*Requirement*:
Exactly the lines from the start of the data below through the line that contains "const UD_AFTER_UD = [0.9927, 0.9527, 0.9971, 0.9996, 1.0];" are to be copied, with pictures left out.
====== Stored data ======
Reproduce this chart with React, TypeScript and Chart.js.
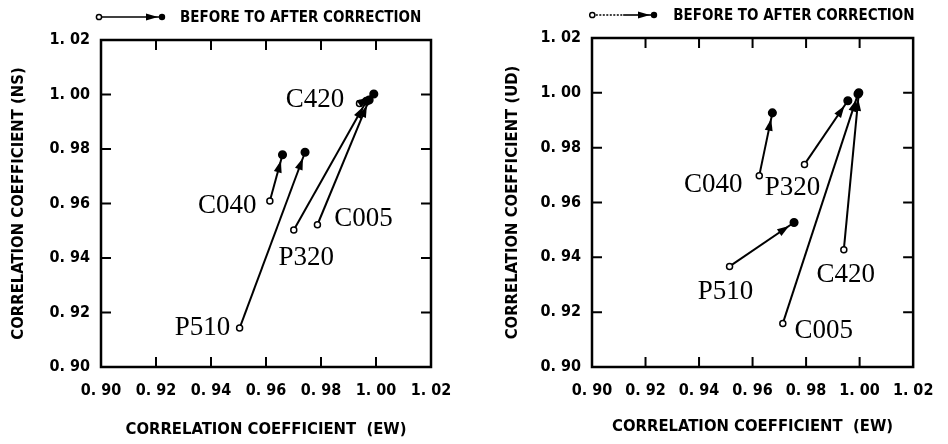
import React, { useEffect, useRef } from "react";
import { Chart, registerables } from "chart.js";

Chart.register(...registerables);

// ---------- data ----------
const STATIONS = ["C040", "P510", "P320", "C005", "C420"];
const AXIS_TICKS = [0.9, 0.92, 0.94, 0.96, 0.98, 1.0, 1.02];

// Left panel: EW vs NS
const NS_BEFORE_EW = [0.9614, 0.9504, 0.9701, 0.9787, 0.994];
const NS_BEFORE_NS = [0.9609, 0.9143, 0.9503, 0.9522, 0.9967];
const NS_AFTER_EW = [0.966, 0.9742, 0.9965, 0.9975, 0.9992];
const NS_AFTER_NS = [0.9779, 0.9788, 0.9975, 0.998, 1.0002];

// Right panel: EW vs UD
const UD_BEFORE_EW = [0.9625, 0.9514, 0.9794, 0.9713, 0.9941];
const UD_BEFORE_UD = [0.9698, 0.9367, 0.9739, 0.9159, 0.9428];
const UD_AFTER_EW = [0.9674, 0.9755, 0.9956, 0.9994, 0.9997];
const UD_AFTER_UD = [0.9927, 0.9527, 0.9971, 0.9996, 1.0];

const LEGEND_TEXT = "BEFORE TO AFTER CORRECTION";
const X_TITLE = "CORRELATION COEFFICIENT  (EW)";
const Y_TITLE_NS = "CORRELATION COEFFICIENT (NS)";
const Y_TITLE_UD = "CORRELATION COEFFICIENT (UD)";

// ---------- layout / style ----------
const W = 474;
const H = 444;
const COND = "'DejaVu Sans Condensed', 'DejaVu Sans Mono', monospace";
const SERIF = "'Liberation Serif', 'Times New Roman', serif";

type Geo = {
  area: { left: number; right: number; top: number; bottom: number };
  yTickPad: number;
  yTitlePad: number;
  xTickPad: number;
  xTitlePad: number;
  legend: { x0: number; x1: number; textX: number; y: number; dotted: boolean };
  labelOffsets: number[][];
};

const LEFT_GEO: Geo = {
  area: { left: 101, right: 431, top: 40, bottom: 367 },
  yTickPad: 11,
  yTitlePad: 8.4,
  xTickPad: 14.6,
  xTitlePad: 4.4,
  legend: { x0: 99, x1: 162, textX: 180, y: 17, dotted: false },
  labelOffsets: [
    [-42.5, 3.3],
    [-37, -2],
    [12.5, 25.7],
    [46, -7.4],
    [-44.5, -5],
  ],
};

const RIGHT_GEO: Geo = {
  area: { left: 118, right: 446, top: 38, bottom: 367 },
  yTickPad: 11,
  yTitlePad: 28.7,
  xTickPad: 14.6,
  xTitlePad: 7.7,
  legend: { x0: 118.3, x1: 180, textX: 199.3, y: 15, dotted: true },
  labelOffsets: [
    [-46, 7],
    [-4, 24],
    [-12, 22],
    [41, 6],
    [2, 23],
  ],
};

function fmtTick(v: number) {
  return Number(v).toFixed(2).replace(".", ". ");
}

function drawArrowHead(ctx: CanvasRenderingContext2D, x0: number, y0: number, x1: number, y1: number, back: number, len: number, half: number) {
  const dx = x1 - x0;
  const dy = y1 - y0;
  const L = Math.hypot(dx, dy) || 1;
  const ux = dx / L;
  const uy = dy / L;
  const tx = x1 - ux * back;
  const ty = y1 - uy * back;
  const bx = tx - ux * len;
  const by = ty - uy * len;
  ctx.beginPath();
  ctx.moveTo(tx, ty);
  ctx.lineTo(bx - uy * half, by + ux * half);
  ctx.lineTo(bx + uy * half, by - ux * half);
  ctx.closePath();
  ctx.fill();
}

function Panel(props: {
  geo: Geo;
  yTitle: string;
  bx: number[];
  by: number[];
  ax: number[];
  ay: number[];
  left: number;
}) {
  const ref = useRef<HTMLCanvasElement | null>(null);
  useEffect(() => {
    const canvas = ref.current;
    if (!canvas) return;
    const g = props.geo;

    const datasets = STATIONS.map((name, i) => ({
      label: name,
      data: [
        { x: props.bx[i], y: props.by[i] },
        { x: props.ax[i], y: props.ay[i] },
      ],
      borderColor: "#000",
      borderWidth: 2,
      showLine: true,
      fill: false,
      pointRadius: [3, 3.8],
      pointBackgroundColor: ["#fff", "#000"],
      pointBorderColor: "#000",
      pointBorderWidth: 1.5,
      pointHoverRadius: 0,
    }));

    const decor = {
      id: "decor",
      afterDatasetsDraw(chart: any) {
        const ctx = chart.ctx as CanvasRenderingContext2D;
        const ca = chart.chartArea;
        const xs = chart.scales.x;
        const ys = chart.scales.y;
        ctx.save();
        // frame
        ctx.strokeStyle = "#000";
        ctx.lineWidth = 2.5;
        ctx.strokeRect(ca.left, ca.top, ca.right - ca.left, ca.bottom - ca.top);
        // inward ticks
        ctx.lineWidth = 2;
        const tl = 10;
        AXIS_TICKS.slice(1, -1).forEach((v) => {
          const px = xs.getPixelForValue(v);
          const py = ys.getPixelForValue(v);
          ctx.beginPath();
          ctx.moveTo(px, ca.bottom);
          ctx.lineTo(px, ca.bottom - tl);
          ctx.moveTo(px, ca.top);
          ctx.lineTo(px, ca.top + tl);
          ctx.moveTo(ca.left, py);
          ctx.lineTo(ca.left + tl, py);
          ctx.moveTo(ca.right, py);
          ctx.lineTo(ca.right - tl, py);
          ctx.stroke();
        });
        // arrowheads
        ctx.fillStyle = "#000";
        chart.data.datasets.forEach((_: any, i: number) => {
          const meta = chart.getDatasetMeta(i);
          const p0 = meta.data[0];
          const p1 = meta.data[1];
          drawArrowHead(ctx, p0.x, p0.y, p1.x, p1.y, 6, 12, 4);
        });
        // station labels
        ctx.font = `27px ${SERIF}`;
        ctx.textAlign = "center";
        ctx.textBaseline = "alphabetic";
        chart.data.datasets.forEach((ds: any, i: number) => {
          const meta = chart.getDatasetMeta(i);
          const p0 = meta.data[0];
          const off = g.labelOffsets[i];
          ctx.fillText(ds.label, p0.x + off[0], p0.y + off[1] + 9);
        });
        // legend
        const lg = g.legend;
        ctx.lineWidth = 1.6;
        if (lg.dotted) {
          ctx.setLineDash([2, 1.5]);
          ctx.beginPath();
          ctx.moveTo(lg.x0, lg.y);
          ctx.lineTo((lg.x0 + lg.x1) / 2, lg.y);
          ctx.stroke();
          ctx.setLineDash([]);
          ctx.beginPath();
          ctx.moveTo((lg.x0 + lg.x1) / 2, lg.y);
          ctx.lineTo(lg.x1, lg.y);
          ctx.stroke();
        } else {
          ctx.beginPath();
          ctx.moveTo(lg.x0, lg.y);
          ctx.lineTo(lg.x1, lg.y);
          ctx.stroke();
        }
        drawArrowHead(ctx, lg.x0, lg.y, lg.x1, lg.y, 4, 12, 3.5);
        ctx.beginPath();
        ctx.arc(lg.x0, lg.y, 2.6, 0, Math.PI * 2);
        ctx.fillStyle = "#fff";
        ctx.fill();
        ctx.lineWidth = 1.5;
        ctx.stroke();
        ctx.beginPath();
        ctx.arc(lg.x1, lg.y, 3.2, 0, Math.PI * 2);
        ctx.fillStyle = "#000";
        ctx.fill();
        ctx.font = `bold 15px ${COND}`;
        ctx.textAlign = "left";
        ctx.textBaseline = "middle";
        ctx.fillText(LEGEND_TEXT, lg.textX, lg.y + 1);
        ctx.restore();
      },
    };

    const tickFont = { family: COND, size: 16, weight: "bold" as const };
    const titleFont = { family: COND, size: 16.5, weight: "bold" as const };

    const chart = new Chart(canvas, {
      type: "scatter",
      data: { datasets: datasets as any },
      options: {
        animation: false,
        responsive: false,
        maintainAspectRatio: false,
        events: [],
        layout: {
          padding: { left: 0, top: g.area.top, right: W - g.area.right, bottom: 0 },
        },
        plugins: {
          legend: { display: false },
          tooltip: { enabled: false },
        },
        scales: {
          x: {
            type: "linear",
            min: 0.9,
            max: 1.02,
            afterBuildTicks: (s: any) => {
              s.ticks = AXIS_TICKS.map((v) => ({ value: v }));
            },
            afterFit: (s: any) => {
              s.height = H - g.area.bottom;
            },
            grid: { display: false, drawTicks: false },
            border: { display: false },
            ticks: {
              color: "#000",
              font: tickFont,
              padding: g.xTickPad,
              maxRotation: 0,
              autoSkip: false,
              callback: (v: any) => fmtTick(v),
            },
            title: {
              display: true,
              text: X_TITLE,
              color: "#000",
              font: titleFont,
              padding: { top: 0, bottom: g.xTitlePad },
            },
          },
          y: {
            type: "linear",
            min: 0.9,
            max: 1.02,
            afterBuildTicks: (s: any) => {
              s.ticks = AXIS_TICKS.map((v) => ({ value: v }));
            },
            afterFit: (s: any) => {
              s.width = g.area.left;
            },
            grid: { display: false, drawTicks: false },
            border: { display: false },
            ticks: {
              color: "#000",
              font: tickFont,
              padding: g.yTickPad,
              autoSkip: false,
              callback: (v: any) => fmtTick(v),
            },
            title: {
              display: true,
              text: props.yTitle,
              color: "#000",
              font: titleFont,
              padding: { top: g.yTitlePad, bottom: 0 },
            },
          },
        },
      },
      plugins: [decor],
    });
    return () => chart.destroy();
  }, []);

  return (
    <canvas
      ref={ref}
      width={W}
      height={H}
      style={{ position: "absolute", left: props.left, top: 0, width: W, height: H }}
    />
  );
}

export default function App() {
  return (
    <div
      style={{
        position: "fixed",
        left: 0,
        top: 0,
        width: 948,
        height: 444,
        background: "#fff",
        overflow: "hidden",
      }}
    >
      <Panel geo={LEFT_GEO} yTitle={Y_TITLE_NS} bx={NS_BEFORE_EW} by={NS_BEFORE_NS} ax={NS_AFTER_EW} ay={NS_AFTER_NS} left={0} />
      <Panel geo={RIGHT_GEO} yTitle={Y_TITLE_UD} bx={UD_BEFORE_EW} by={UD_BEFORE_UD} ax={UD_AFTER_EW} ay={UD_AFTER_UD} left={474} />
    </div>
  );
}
======
*Solved exercise*:
Reproduce this chart with React, TypeScript and Chart.js.
import React, { useEffect, useRef } from "react";
import { Chart, registerables } from "chart.js";

Chart.register(...registerables);

// ---------- data ----------
const STATIONS = ["C040", "P510", "P320", "C005", "C420"];
const AXIS_TICKS = [0.9, 0.92, 0.94, 0.96, 0.98, 1.0, 1.02];

// Left panel: EW vs NS
const NS_BEFORE_EW = [0.9614, 0.9504, 0.9701, 0.9787, 0.994];
const NS_BEFORE_NS = [0.9609, 0.9143, 0.9503, 0.9522, 0.9967];
const NS_AFTER_EW = [0.966, 0.9742, 0.9965, 0.9975, 0.9992];
const NS_AFTER_NS = [0.9779, 0.9788, 0.9975, 0.998, 1.0002];

// Right panel: EW vs UD
const UD_BEFORE_EW = [0.9625, 0.9514, 0.9794, 0.9713, 0.9941];
const UD_BEFORE_UD = [0.9698, 0.9367, 0.9739, 0.9159, 0.9428];
const UD_AFTER_EW = [0.9674, 0.9755, 0.9956, 0.9994, 0.9997];
const UD_AFTER_UD = [0.9927, 0.9527, 0.9971, 0.9996, 1.0];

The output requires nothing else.